Annihilation is an ambitious next step for Garland, who launched his career with the screenplay for 28 Days Later, but his track record makes him a good match for Vandermeer’s foggy and verdant bio-horror. His 2015 directorial debut, Ex Machina, a brooding thriller centered on a Turing test, starred soon-to-be Star Wars costars Oscar Isaac and Domhnall Gleeson. Annihilation was actually filmed simultaneously with The Last Jedi, requiring Isaac to bounce back and forth between the two sets.
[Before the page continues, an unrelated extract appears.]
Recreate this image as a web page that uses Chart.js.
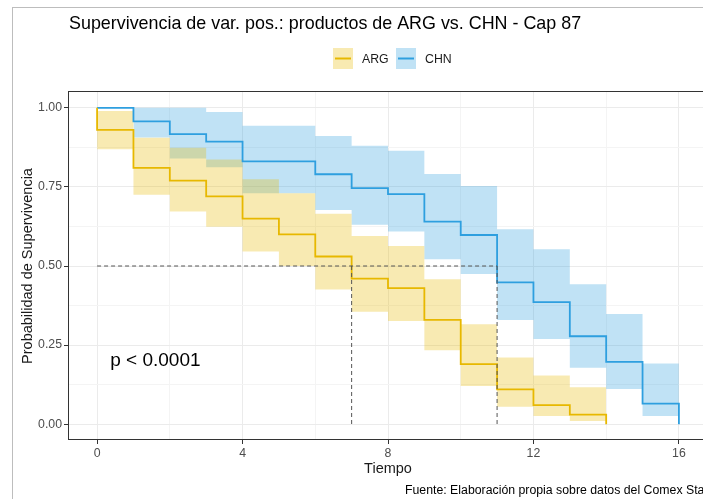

Of course, it wouldn’t be a heady sci-fi thriller without some backlash behind the scenes. In December, The Hollywood Reporter broke that producers Scott Rudin (Lady Bird) and David Ellison (Geostorm) butted heads after an early screening of Annihilation, when Ellison demanded that changes be made because the movie was — get ready for it — “too intellectual.” Rudin had control over final cut and was therefore able to prevent studio tampering, but unease arising from this conflict led Paramount to sell the international distribution rights to Netflix.
The movie has also faced accusations of whitewashing due to the fact that the second installment of the trilogy, Authority, reveals that Natalie Portman’s and Jennifer Jason Leigh’s characters are of Asian and indigenous heritage, respectively. Garland has insisted that this discrepancy is a result of his sharp focus on the first novel’s content, which lacks these edifying details. The film does at least feature people of color in prominent roles, including Tessa Thompson, Gina Rodriguez and Benedict Wong, but this may be cold comfort considering the erasure of the central protagonist’s ethnicity.
Despite these pitfalls, early critical reactions to the film are positive, and whether you’re a fan of Garland and Vandermeer or simply an aficionado of thought-provoking, psychedelic science fiction, you’re sure to be in for a treat.